TO BE DONE –
From the very first line of the data to the line containing "return pd.DataFrame(rows)", retype everything exactly, leaving the pictures behind.

MATERIAL PROVIDED –
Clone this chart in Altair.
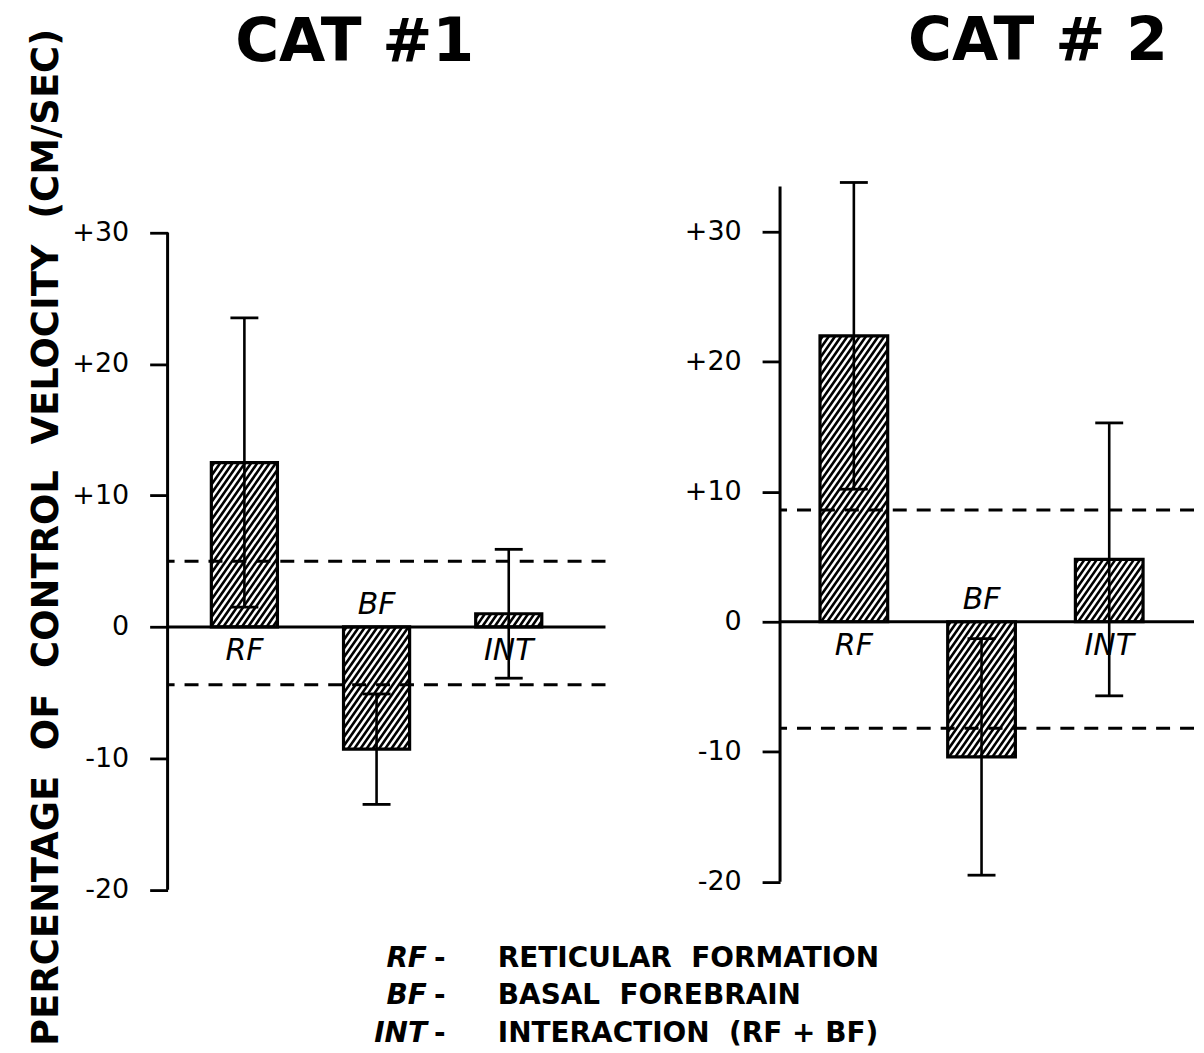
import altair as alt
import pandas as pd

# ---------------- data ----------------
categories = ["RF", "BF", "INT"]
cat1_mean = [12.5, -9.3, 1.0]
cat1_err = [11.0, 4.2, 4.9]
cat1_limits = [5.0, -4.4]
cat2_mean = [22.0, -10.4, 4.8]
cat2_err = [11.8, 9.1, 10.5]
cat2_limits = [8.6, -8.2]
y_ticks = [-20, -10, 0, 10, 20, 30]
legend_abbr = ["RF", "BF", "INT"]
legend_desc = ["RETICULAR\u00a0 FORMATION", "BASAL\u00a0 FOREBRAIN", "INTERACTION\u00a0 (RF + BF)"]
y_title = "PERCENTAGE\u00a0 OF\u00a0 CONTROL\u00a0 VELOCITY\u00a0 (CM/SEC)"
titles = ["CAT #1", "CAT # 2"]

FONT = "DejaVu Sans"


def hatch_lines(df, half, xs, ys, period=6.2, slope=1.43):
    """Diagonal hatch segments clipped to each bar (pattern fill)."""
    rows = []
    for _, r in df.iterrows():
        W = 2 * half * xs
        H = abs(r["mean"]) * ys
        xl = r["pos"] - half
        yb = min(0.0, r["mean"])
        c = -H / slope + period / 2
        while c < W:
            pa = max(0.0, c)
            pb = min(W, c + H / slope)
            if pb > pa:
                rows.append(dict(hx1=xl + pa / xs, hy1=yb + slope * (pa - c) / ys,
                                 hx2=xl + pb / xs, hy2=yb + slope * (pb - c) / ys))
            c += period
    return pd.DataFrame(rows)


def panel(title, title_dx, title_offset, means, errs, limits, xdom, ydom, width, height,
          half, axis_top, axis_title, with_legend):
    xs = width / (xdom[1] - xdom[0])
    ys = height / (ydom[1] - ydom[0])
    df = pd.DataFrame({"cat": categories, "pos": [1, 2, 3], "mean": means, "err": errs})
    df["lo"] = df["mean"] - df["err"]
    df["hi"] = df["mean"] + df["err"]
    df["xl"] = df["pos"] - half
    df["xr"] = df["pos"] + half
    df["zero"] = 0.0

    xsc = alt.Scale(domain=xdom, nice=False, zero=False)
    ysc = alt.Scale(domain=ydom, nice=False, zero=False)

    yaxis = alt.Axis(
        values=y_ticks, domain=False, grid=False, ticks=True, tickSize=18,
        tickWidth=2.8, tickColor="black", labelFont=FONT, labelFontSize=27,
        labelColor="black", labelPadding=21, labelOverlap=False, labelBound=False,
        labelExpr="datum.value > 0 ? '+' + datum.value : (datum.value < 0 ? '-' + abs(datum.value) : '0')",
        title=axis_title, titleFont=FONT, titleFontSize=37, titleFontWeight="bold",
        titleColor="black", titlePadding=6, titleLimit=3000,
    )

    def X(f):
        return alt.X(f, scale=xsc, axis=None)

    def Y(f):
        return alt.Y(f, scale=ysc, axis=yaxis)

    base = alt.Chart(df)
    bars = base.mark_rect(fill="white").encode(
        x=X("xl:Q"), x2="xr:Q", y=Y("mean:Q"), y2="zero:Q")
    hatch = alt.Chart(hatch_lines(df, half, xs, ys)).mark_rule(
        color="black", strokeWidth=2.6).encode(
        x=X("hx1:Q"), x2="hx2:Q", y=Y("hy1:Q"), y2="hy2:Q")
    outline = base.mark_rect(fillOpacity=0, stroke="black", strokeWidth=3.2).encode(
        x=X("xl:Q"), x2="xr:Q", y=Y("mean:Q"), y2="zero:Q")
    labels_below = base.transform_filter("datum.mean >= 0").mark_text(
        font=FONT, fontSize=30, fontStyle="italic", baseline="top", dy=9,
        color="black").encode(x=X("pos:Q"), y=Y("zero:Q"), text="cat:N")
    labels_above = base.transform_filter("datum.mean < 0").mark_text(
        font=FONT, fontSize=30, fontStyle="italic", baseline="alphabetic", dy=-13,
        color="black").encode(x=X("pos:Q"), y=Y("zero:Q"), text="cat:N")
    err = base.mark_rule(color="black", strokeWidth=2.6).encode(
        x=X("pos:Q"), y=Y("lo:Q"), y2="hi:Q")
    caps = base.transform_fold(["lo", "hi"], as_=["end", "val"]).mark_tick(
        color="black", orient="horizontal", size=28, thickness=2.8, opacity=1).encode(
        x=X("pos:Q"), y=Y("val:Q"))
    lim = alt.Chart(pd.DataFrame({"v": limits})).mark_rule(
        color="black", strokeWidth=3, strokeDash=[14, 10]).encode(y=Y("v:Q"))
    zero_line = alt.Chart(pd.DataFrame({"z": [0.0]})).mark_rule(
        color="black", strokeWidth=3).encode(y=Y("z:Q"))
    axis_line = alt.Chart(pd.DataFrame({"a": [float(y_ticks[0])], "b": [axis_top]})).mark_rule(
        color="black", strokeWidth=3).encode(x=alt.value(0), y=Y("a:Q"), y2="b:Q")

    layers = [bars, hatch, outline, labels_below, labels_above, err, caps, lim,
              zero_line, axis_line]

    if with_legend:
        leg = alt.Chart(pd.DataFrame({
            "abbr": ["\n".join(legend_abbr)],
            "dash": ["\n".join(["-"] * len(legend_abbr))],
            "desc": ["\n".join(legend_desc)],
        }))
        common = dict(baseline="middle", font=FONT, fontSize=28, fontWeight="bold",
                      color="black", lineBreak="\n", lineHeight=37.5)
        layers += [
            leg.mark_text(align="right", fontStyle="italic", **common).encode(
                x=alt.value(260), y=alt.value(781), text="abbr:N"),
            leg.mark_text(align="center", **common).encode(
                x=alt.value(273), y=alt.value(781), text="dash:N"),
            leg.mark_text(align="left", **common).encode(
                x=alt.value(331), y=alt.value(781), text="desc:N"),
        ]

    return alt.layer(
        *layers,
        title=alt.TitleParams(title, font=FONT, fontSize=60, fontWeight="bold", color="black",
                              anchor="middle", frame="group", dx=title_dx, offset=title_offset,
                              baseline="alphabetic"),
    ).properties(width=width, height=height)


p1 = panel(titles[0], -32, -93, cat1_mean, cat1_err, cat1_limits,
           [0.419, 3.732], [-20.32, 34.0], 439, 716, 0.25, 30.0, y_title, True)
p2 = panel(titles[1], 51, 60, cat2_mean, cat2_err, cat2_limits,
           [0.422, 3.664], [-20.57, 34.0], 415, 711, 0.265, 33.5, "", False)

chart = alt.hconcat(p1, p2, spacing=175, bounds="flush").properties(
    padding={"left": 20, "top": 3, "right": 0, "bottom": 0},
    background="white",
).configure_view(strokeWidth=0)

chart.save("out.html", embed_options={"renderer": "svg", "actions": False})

ANSWER TO THIS PROBLEM –
Clone this chart in Altair.
import altair as alt
import pandas as pd

# ---------------- data ----------------
categories = ["RF", "BF", "INT"]
cat1_mean = [12.5, -9.3, 1.0]
cat1_err = [11.0, 4.2, 4.9]
cat1_limits = [5.0, -4.4]
cat2_mean = [22.0, -10.4, 4.8]
cat2_err = [11.8, 9.1, 10.5]
cat2_limits = [8.6, -8.2]
y_ticks = [-20, -10, 0, 10, 20, 30]
legend_abbr = ["RF", "BF", "INT"]
legend_desc = ["RETICULAR\u00a0 FORMATION", "BASAL\u00a0 FOREBRAIN", "INTERACTION\u00a0 (RF + BF)"]
y_title = "PERCENTAGE\u00a0 OF\u00a0 CONTROL\u00a0 VELOCITY\u00a0 (CM/SEC)"
titles = ["CAT #1", "CAT # 2"]

FONT = "DejaVu Sans"


def hatch_lines(df, half, xs, ys, period=6.2, slope=1.43):
    """Diagonal hatch segments clipped to each bar (pattern fill)."""
    rows = []
    for _, r in df.iterrows():
        W = 2 * half * xs
        H = abs(r["mean"]) * ys
        xl = r["pos"] - half
        yb = min(0.0, r["mean"])
        c = -H / slope + period / 2
        while c < W:
            pa = max(0.0, c)
            pb = min(W, c + H / slope)
            if pb > pa:
                rows.append(dict(hx1=xl + pa / xs, hy1=yb + slope * (pa - c) / ys,
                                 hx2=xl + pb / xs, hy2=yb + slope * (pb - c) / ys))
            c += period
    return pd.DataFrame(rows)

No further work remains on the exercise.